Warned that there were plenty of no-go areas in terms of conversation topics such as religion, alcohol and the Gaddafi regime, I found them to be good natured and friendly.

During the holy month of Ramadan it was understandable if the hunger made them a bit tetchy and you'd give them enough slack.

Well, you had to, as their government was paying a fortune for their course and it was made clear to us that they had to be kept happy at all costs. In every group there was a recognised leader and if you had any problems you'd consult with him.

Characters ranged from a red-haired guy called Ibrahim who complained with a big grin about being taught by my colleague Cathy because she was a 'bitch woman'.

Teachers' pay came in at £5 an hour before tax and usually you'd have to work all summer and sign on the rest of the year without even a holiday.

I got £9 a week on social welfare! It was wonderful if you could get the hours up and one day in February this was what was being dangled in front of me by the Director of Studies in this TEFL factory. As relations between the oil-rich nation and the UK and the US had worsened, Libya looked to dodgy little Ireland with its well established terrorist organisations and English-language schools.
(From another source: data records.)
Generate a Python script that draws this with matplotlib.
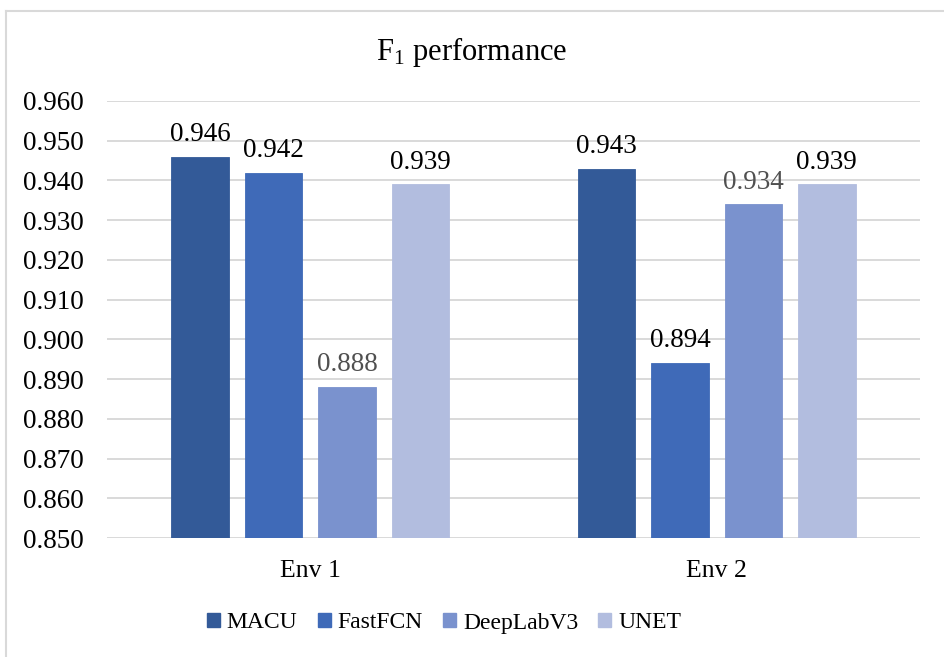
import matplotlib
matplotlib.use("Agg")
import matplotlib.pyplot as plt
import numpy as np
from matplotlib.lines import Line2D

# Chart data
environments = ["Env 1", "Env 2"]
models = ["MACU", "FastFCN", "DeepLabV3", "UNET"]
macu = [0.946, 0.943]
fastfcn = [0.942, 0.894]
deeplabv3 = [0.888, 0.934]
unet = [0.939, 0.939]
y_ticks = [0.850, 0.860, 0.870, 0.880, 0.890, 0.900, 0.910, 0.920, 0.930, 0.940, 0.950, 0.960]

series = [macu, fastfcn, deeplabv3, unet]
colors = ["#335A98", "#3F6AB8", "#7A92CE", "#B2BDDF"]
label_colors = ["#000000", "#000000", "#505050", "#000000"]

plt.rcParams["font.family"] = ["Liberation Serif", "DejaVu Serif"]
plt.rcParams["mathtext.fontset"] = "custom"
plt.rcParams["mathtext.rm"] = "Liberation Serif"
plt.rcParams["mathtext.it"] = "Liberation Serif:italic"
plt.rcParams["mathtext.bf"] = "Liberation Serif:bold"

fig = plt.figure(figsize=(9.44, 6.57), dpi=100)
ax = fig.add_axes([107 / 944, 1 - 538 / 657, (920 - 107) / 944, (538 - 101) / 657])

x = np.arange(len(environments))
step = 0.1806
width = 0.142
offsets = (np.arange(len(models)) - 1.5) * step

for vals, off, c, lc, name in zip(series, offsets, colors, label_colors, models):
    bars = ax.bar(x + off, vals, width, bottom=0, color=c, edgecolor=c,
                  linewidth=0.6, label=name, zorder=3)
    for b, v in zip(bars, vals):
        ax.annotate(f"{v:.3f}", (b.get_x() + b.get_width() / 2, v),
                    xytext=(0, 7), textcoords="offset points",
                    ha="center", va="bottom", fontsize=19.5, color=lc,
                    family="Liberation Serif")

ax.set_ylim(0.850, 0.960)
ax.set_xlim(-0.5, 1.5)
ax.set_yticks(y_ticks)
ax.set_yticklabels([f"{t:.3f}" for t in y_ticks], family="Liberation Serif")
ax.set_xticks(x)
ax.set_xticklabels(environments, family="Liberation Serif")
ax.tick_params(axis="y", length=0, labelsize=19.5, pad=17)
ax.tick_params(axis="x", length=0, labelsize=18.5, pad=16)
ax.yaxis.grid(True, color="#D9D9D9", linewidth=1.4, zorder=0)
ax.set_axisbelow(True)
for s in ax.spines.values():
    s.set_visible(False)

fig.text(0.5, 1 - 52 / 657, "F$_1$ performance", ha="center", va="center",
         fontsize=22)

handles = [plt.Rectangle((0, 0), 1, 1, color=c) for c in colors]
fig.legend(handles, models, loc="center", bbox_to_anchor=(444 / 944, 1 - 623 / 657),
           ncol=4, frameon=False, fontsize=17, handlelength=0.55, handleheight=0.55,
           handletextpad=0.3, columnspacing=0.85)

# Light frame on the left and top edges
fig.add_artist(Line2D([6 / 944, 6 / 944], [0, 1 - 11 / 657], transform=fig.transFigure,
                      color="#D9D9D9", linewidth=1.5))
fig.add_artist(Line2D([6 / 944, 1], [1 - 11 / 657, 1 - 11 / 657], transform=fig.transFigure,
                      color="#D9D9D9", linewidth=1.5))

fig.savefig("out.png", dpi=100, facecolor="white")
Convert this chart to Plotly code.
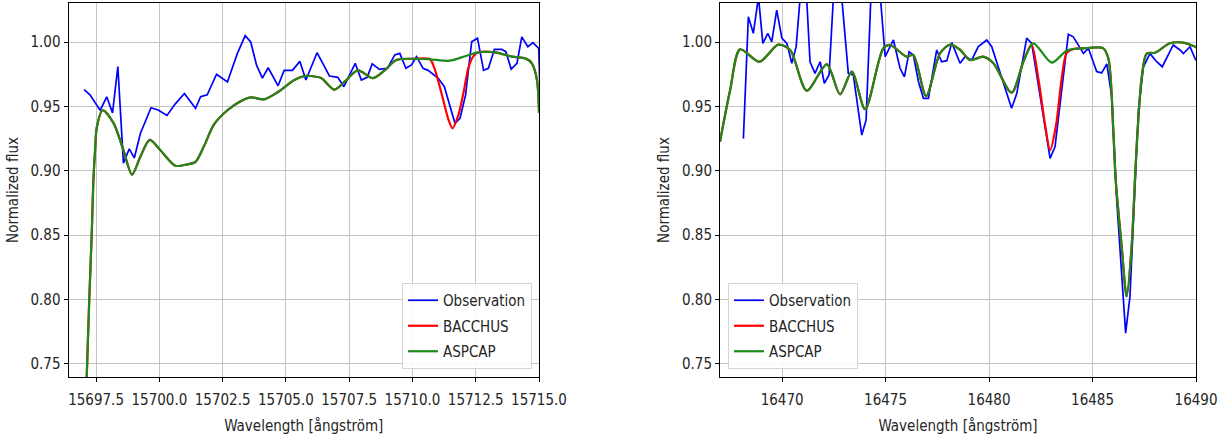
import plotly.graph_objects as go

# ---------------- Left panel data (15697-15715 Å) ----------------
obs1_wl = [15697.03, 15697.26, 15697.66, 15697.92, 15698.15, 15698.36, 15698.58, 15698.81,
           15699.01, 15699.25, 15699.67, 15699.97, 15700.30, 15700.63, 15700.99, 15701.43,
           15701.63, 15701.89, 15702.26, 15702.69, 15703.08, 15703.39, 15703.61, 15703.84,
           15704.07, 15704.30, 15704.69, 15704.93, 15705.26, 15705.55, 15705.79, 15706.23,
           15706.72, 15707.05, 15707.29, 15707.74, 15707.98, 15708.21, 15708.41, 15708.70,
           15709.01, 15709.30, 15709.50, 15709.74, 15709.96, 15710.16, 15710.42, 15710.62,
           15711.02, 15711.26, 15711.68, 15711.88, 15712.10, 15712.34, 15712.57, 15712.81,
           15713.00, 15713.24, 15713.53, 15713.69, 15713.90, 15714.13, 15714.32, 15714.56,
           15714.76, 15714.99, 15715.05]
obs1_flux = [0.963, 0.959, 0.947, 0.9575, 0.945, 0.981, 0.906, 0.917,
             0.910, 0.929, 0.949, 0.947, 0.943, 0.952, 0.960, 0.9486,
             0.9576, 0.959, 0.975, 0.969, 0.991, 1.005, 1.000, 0.982,
             0.972, 0.980, 0.966, 0.978, 0.978, 0.985, 0.9705, 0.9917,
             0.9736, 0.9726, 0.9653, 0.9835, 0.9705, 0.9726, 0.983, 0.9788,
             0.9796, 0.990, 0.9912, 0.9796, 0.9822, 0.9886, 0.9796, 0.978,
             0.9718, 0.9653, 0.9369, 0.9408, 0.9589, 1.0002, 1.003, 0.978,
             0.9796, 0.9943, 0.9943, 0.9925, 0.979, 0.9835, 1.004, 0.9964,
             0.9995, 0.995, 0.955]

aspcap1_wl = [15697.05, 15697.13, 15697.23, 15697.33, 15697.39, 15697.46, 15697.53, 15697.76,
              15698.19, 15698.58, 15698.92, 15699.25, 15699.62, 15700.04, 15700.63, 15701.10,
              15701.43, 15701.76, 15702.16, 15702.69, 15703.21, 15703.61, 15704.14, 15704.67,
              15705.33, 15705.73, 15705.99, 15706.39, 15706.92, 15707.31, 15707.84, 15708.44,
              15708.90, 15709.36, 15710.09, 15710.69, 15711.48, 15712.08, 15712.61, 15713.27,
              15713.93, 15714.46, 15714.72, 15714.92, 15715.00]
aspcap1_flux = [0.700, 0.740, 0.800, 0.852, 0.891, 0.916, 0.934, 0.947,
                0.937, 0.916, 0.897, 0.911, 0.924, 0.916, 0.904, 0.905,
                0.907, 0.919, 0.936, 0.947, 0.954, 0.957, 0.9555, 0.961,
                0.9705, 0.9736, 0.9736, 0.972, 0.963, 0.969, 0.978, 0.972,
                0.978, 0.986, 0.987, 0.9866, 0.9855, 0.989, 0.992, 0.992,
                0.9886, 0.9873, 0.9835, 0.9705, 0.945]

# BACCHUS differs from ASPCAP only inside this line
bacchus1_dip_wl = [15710.88, 15711.15, 15711.42, 15711.58, 15711.81, 15712.01, 15712.21, 15712.41]
bacchus1_dip_flux = [0.979, 0.960, 0.940, 0.933, 0.943, 0.960, 0.980, 0.989]

# ---------------- Right panel data (16467-16490 Å) ----------------
obs2_wl = [16468.13, 16468.37, 16468.61, 16468.86, 16469.07, 16469.31, 16469.50, 16469.74,
           16469.99, 16470.23, 16470.47, 16470.68, 16470.95, 16471.15, 16471.35, 16471.59,
           16471.84, 16472.04, 16472.27, 16472.55, 16472.80, 16473.20, 16473.44, 16473.85,
           16474.06, 16474.35, 16474.65, 16474.98, 16475.38, 16475.70, 16475.91, 16476.14,
           16476.34, 16476.59, 16476.83, 16477.07, 16477.47, 16477.71, 16477.96, 16478.20,
           16478.60, 16478.84, 16479.16, 16479.48, 16479.89, 16480.13, 16481.09, 16481.34,
           16481.82, 16482.06, 16482.95, 16483.19, 16483.83, 16484.07, 16484.56, 16484.80,
           16485.20, 16485.44, 16485.69, 16485.93, 16486.17, 16486.60, 16486.81, 16487.05,
           16487.22, 16487.46, 16487.78, 16488.10, 16488.37, 16488.90, 16489.23, 16489.39,
           16489.71, 16489.95, 16490.05]
obs2_flux = [0.925, 1.0196, 1.0068, 1.035, 0.999, 1.0068, 1.0002, 1.0248,
             1.003, 0.999, 0.9835, 0.9964, 1.050, 1.045, 0.9847, 0.9757,
             0.9847, 0.968, 0.9744, 1.055, 1.050, 0.9757, 0.9744, 0.9278,
             0.9395, 1.060, 1.055, 0.9886, 1.0016, 0.9796, 0.973, 0.9925,
             0.990, 0.9692, 0.9563, 0.9563, 0.9938, 0.9847, 0.9855, 0.9995,
             0.9835, 0.9886, 0.986, 0.9964, 1.0016, 0.9964, 0.9486, 0.960,
             1.003, 0.999, 0.9097, 0.9188, 1.006, 1.004, 0.9912, 0.9951,
             0.977, 0.976, 0.983, 0.9576, 0.877, 0.774, 0.8024, 0.893,
             0.947, 0.9808, 0.991, 0.9847, 0.9808, 0.9977, 0.9938, 0.991,
             0.9964, 0.9873, 0.985]

aspcap2_wl = [16467.00, 16467.49, 16467.97, 16468.90, 16469.82, 16470.39, 16471.19, 16472.16,
              16472.80, 16473.37, 16474.01, 16474.89, 16475.22, 16476.02, 16476.34, 16476.96,
              16477.63, 16478.12, 16478.60, 16479.08, 16479.72, 16480.21, 16481.09, 16481.66,
              16482.14, 16483.03, 16483.75, 16484.56, 16485.52, 16485.77, 16486.01, 16486.12,
              16486.41, 16486.65, 16486.89, 16487.05, 16487.17, 16487.38, 16487.62, 16488.02,
              16488.74, 16489.39, 16489.95, 16490.00]
aspcap2_flux = [0.9226, 0.9627, 0.9943, 0.9847, 0.998, 0.9938, 0.9622, 0.9827,
                0.9594, 0.977, 0.9478, 0.9951, 0.9977, 0.9886, 0.990, 0.958,
                0.9912, 0.998, 0.994, 0.986, 0.9886, 0.9835, 0.9607, 0.9847,
                0.999, 0.984, 0.9933, 0.9951, 0.9951, 0.987, 0.929, 0.893,
                0.841, 0.8024, 0.841, 0.893, 0.929, 0.973, 0.991, 0.9917,
                0.999, 0.9995, 0.9964, 0.996]

bacchus2_dip_wl = [16482.05, 16482.38, 16482.71, 16482.95, 16483.24, 16483.51, 16483.75, 16484.05]
bacchus2_dip_flux = [0.998, 0.972, 0.9356, 0.916, 0.9356, 0.972, 0.9915, 0.9945]

# Tick labels
x1_ticks = [15697.5, 15700, 15702.5, 15705, 15707.5, 15710, 15712.5, 15715]
x1_labels = ["15697.5", "15700.0", "15702.5", "15705.0", "15707.5", "15710.0", "15712.5", "15715.0"]
x2_ticks = [16470, 16475, 16480, 16485, 16490]
x2_labels = ["16470", "16475", "16480", "16485", "16490"]
y_ticks = [0.75, 0.80, 0.85, 0.90, 0.95, 1.00]
y_labels = ["0.75", "0.80", "0.85", "0.90", "0.95", "1.00"]


def merge(base_wl, base_fl, dip_wl, dip_fl):
    lo, hi = dip_wl[0], dip_wl[-1]
    pts = [(w, f) for w, f in zip(base_wl, base_fl) if w < lo - 0.15 or w > hi + 0.15]
    pts += list(zip(dip_wl, dip_fl))
    pts.sort()
    return [p[0] for p in pts], [p[1] for p in pts]


bacchus1_wl, bacchus1_flux = merge(aspcap1_wl, aspcap1_flux, bacchus1_dip_wl, bacchus1_dip_flux)
bacchus2_wl, bacchus2_flux = merge(aspcap2_wl, aspcap2_flux, bacchus2_dip_wl, bacchus2_dip_flux)

BLUE, RED, GREEN = "#0000ff", "#ff0000", "#1a8a1a"
FONT = "DejaVu Sans Condensed, DejaVu Sans, sans-serif"
TXT = "#262626"

fig = go.Figure()
panels = [
    ("x", "y", "legend", obs1_wl, obs1_flux, bacchus1_wl, bacchus1_flux, aspcap1_wl, aspcap1_flux),
    ("x2", "y2", "legend2", obs2_wl, obs2_flux, bacchus2_wl, bacchus2_flux, aspcap2_wl, aspcap2_flux),
]
for i, (xa, ya, lg, ow, of, bw, bf, aw, af) in enumerate(panels):
    fig.add_trace(go.Scatter(x=ow, y=of, mode="lines", name="Observation", xaxis=xa, yaxis=ya,
                             legend=lg, legendgroup=f"o{i}",
                             line=dict(color=BLUE, width=1.7)))
    fig.add_trace(go.Scatter(x=bw, y=bf, mode="lines", name="BACCHUS", xaxis=xa, yaxis=ya,
                             legend=lg, legendgroup=f"b{i}",
                             line=dict(color=RED, width=2.2, shape="spline", smoothing=0.8)))
    fig.add_trace(go.Scatter(x=aw, y=af, mode="lines", name="ASPCAP", xaxis=xa, yaxis=ya,
                             legend=lg, legendgroup=f"a{i}",
                             line=dict(color=GREEN, width=2.2, shape="spline", smoothing=0.8)))

W, H = 1232, 443
title_font = dict(family=FONT, size=15, color=TXT)


def axis(**kw):
    d = dict(showline=True, linecolor="#000", linewidth=1, mirror=True,
             showgrid=True, gridcolor="#c4c4c4", gridwidth=1, zeroline=False,
             ticks="outside", ticklen=4, tickcolor="#000",
             tickfont=dict(family=FONT, size=15, color=TXT))
    d.update(kw)
    return d


ydom = [1 - 377 / H, 1 - 3 / H]
legend_common = dict(bgcolor="rgba(255,255,255,0.85)", bordercolor="#d5d5d5", borderwidth=1,
                     font=dict(family=FONT, size=15, color=TXT), tracegroupgap=3,
                     yanchor="bottom", y=1 - 369 / H)

fig.update_layout(
    width=W, height=H, autosize=False,
    margin=dict(l=0, r=0, t=0, b=0, autoexpand=False),
    paper_bgcolor="white", plot_bgcolor="white",
    font=dict(family=FONT, size=15, color=TXT),
    xaxis=axis(domain=[68.5 / W, 539 / W], range=[15696.41, 15715.0],
               tickvals=x1_ticks, ticktext=x1_labels, ticklabelstandoff=5,
               title=dict(text="Wavelength [ångström]", standoff=12, font=title_font),
               anchor="y"),
    yaxis=axis(domain=ydom, range=[0.7399, 1.0303], tickvals=y_ticks, ticktext=y_labels,
               title=dict(text="Normalized flux", standoff=8, font=title_font),
               anchor="x"),
    xaxis2=axis(domain=[720 / W, 1196 / W], range=[16467.0, 16490.0],
                tickvals=x2_ticks, ticktext=x2_labels, ticklabelstandoff=5,
                title=dict(text="Wavelength [ångström]", standoff=12, font=title_font),
                anchor="y2"),
    yaxis2=axis(domain=ydom, range=[0.7399, 1.0303], tickvals=y_ticks, ticktext=y_labels,
                title=dict(text="Normalized flux", standoff=8, font=title_font),
                anchor="x2"),
    legend=dict(legend_common, x=532 / W, xanchor="right"),
    legend2=dict(legend_common, x=728 / W, xanchor="left"),
)

fig.write_html(
    "out.html",
    config={"responsive": False},
    post_script="document.documentElement.style.overflow='hidden';"
                "document.body.style.margin='0';document.body.style.overflow='hidden';",
)
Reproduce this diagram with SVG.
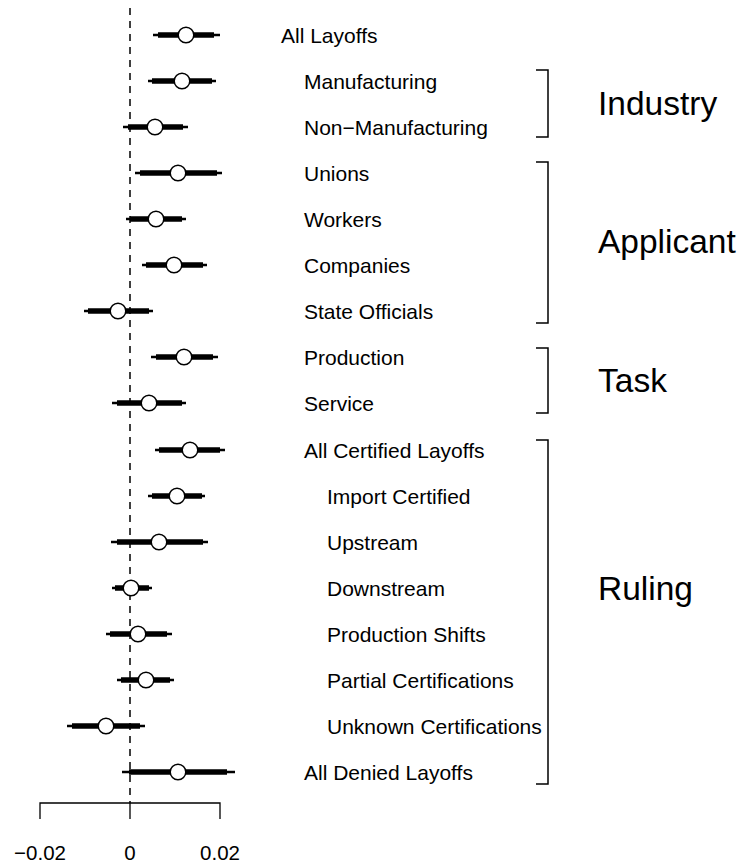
<svg xmlns="http://www.w3.org/2000/svg" width="739" height="867" viewBox="0 0 739 867">
<style>
text{font-family:"Liberation Sans",Arial,sans-serif;fill:#000}
.lab{font-size:21px}
.grp{font-size:33.5px}
.tick{font-size:20.5px;text-anchor:middle}
.thin{stroke:#000;stroke-width:2.5;stroke-linecap:butt}
.thick{stroke:#000;stroke-width:5.5;stroke-linecap:butt}
.pt{fill:#fff;stroke:#000;stroke-width:1.5}
.br{fill:none;stroke:#000;stroke-width:1.5}
.ax{fill:none;stroke:#000;stroke-width:1.3}
</style>
<rect width="739" height="867" fill="#fff"/>
<line x1="130" y1="8" x2="130" y2="803" stroke="#000" stroke-width="1.5" stroke-dasharray="7,6"/>
<g id="axis">
<path class="ax" d="M40,819V803H220V819M130,803V819"/>
<text class="tick" x="40" y="860">−0.02</text>
<text class="tick" x="130" y="860">0</text>
<text class="tick" x="220" y="860">0.02</text>
</g>
<g id="r0"><line class="thin" x1="153" y1="35" x2="220" y2="35"/><line class="thick" x1="158" y1="35" x2="214" y2="35"/><circle class="pt" cx="186" cy="35" r="7.8"/><text class="lab" x="281" y="42.5">All Layoffs</text></g>
<g id="r1"><line class="thin" x1="148" y1="81" x2="216" y2="81"/><line class="thick" x1="152" y1="81" x2="212" y2="81"/><circle class="pt" cx="182" cy="81" r="7.8"/><text class="lab" x="304" y="88.5">Manufacturing</text></g>
<g id="r2"><line class="thin" x1="123" y1="127" x2="188" y2="127"/><line class="thick" x1="128" y1="127" x2="183" y2="127"/><circle class="pt" cx="155" cy="127" r="7.8"/><text class="lab" x="304" y="134.5">Non−Manufacturing</text></g>
<g id="r3"><line class="thin" x1="135" y1="173" x2="222" y2="173"/><line class="thick" x1="140" y1="173" x2="217" y2="173"/><circle class="pt" cx="178" cy="173" r="7.8"/><text class="lab" x="304" y="180.5">Unions</text></g>
<g id="r4"><line class="thin" x1="126" y1="219" x2="186" y2="219"/><line class="thick" x1="130" y1="219" x2="182" y2="219"/><circle class="pt" cx="156" cy="219" r="7.8"/><text class="lab" x="304" y="226.5">Workers</text></g>
<g id="r5"><line class="thin" x1="142" y1="265" x2="207" y2="265"/><line class="thick" x1="146" y1="265" x2="203" y2="265"/><circle class="pt" cx="174" cy="265" r="7.8"/><text class="lab" x="304" y="272.5">Companies</text></g>
<g id="r6"><line class="thin" x1="84" y1="311" x2="153" y2="311"/><line class="thick" x1="88" y1="311" x2="149" y2="311"/><circle class="pt" cx="118" cy="311" r="7.8"/><text class="lab" x="304" y="318.5">State Officials</text></g>
<g id="r7"><line class="thin" x1="151" y1="357" x2="218" y2="357"/><line class="thick" x1="156" y1="357" x2="213" y2="357"/><circle class="pt" cx="184" cy="357" r="7.8"/><text class="lab" x="304" y="364.5">Production</text></g>
<g id="r8"><line class="thin" x1="112" y1="403" x2="186" y2="403"/><line class="thick" x1="117" y1="403" x2="182" y2="403"/><circle class="pt" cx="149" cy="403" r="7.8"/><text class="lab" x="304" y="410.5">Service</text></g>
<g id="r9"><line class="thin" x1="155" y1="450" x2="225" y2="450"/><line class="thick" x1="159" y1="450" x2="220" y2="450"/><circle class="pt" cx="190" cy="450" r="7.8"/><text class="lab" x="304" y="457.5">All Certified Layoffs</text></g>
<g id="r10"><line class="thin" x1="148" y1="496" x2="205" y2="496"/><line class="thick" x1="152" y1="496" x2="202" y2="496"/><circle class="pt" cx="177" cy="496" r="7.8"/><text class="lab" x="327" y="503.5">Import Certified</text></g>
<g id="r11"><line class="thin" x1="111" y1="542" x2="208" y2="542"/><line class="thick" x1="117" y1="542" x2="203" y2="542"/><circle class="pt" cx="159" cy="542" r="7.8"/><text class="lab" x="327" y="549.5">Upstream</text></g>
<g id="r12"><line class="thin" x1="112" y1="588" x2="152" y2="588"/><line class="thick" x1="115" y1="588" x2="149" y2="588"/><circle class="pt" cx="131" cy="588" r="7.8"/><text class="lab" x="327" y="595.5">Downstream</text></g>
<g id="r13"><line class="thin" x1="106" y1="634" x2="172" y2="634"/><line class="thick" x1="110" y1="634" x2="167" y2="634"/><circle class="pt" cx="138" cy="634" r="7.8"/><text class="lab" x="327" y="641.5">Production Shifts</text></g>
<g id="r14"><line class="thin" x1="117" y1="680" x2="174" y2="680"/><line class="thick" x1="121" y1="680" x2="170" y2="680"/><circle class="pt" cx="146" cy="680" r="7.8"/><text class="lab" x="327" y="687.5">Partial Certifications</text></g>
<g id="r15"><line class="thin" x1="67" y1="726" x2="145" y2="726"/><line class="thick" x1="72" y1="726" x2="140" y2="726"/><circle class="pt" cx="106" cy="726" r="7.8"/><text class="lab" x="327" y="733.5">Unknown Certifications</text></g>
<g id="r16"><line class="thin" x1="122" y1="772" x2="235" y2="772"/><line class="thick" x1="129" y1="772" x2="227" y2="772"/><circle class="pt" cx="178" cy="772" r="7.8"/><text class="lab" x="304" y="779.5">All Denied Layoffs</text></g>
<g id="connectors">
<path class="br" d="M536,70H548V137H536"/>
<path class="br" d="M536,162H548V323H536"/>
<path class="br" d="M536,348H548V413H536"/>
<path class="br" d="M536,440H548V784H536"/>
</g>
<g id="g-industry"><text class="grp" x="598" y="115">Industry</text></g>
<g id="g-applicant"><text class="grp" x="598" y="253">Applicant</text></g>
<g id="g-task"><text class="grp" x="598" y="392">Task</text></g>
<g id="g-ruling"><text class="grp" x="598" y="600">Ruling</text></g>
</svg>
We already had around 20 young men from there and now they were promising to send over another 200. First thing I did was borrow some money from my parents and buy an inter-rail ticket.

No question of flying in those days -- a few months' work didn't mean I was going to become a millionaire!

So, off I went and apart from other unexpected things I ended up playing for a university handball team in Austria.

It was there in Innsbruck that I heard that the US Air Force had bombed Tripoli in response to the Berlin disco bombing and the Americans were insisting that Ireland stopped taking in Libyan students.

Fair enough, Gaddafi had it coming to him, and I know I shouldn't say it, but because of him I now owed my parents £200 that I couldn't pay back till the following summer.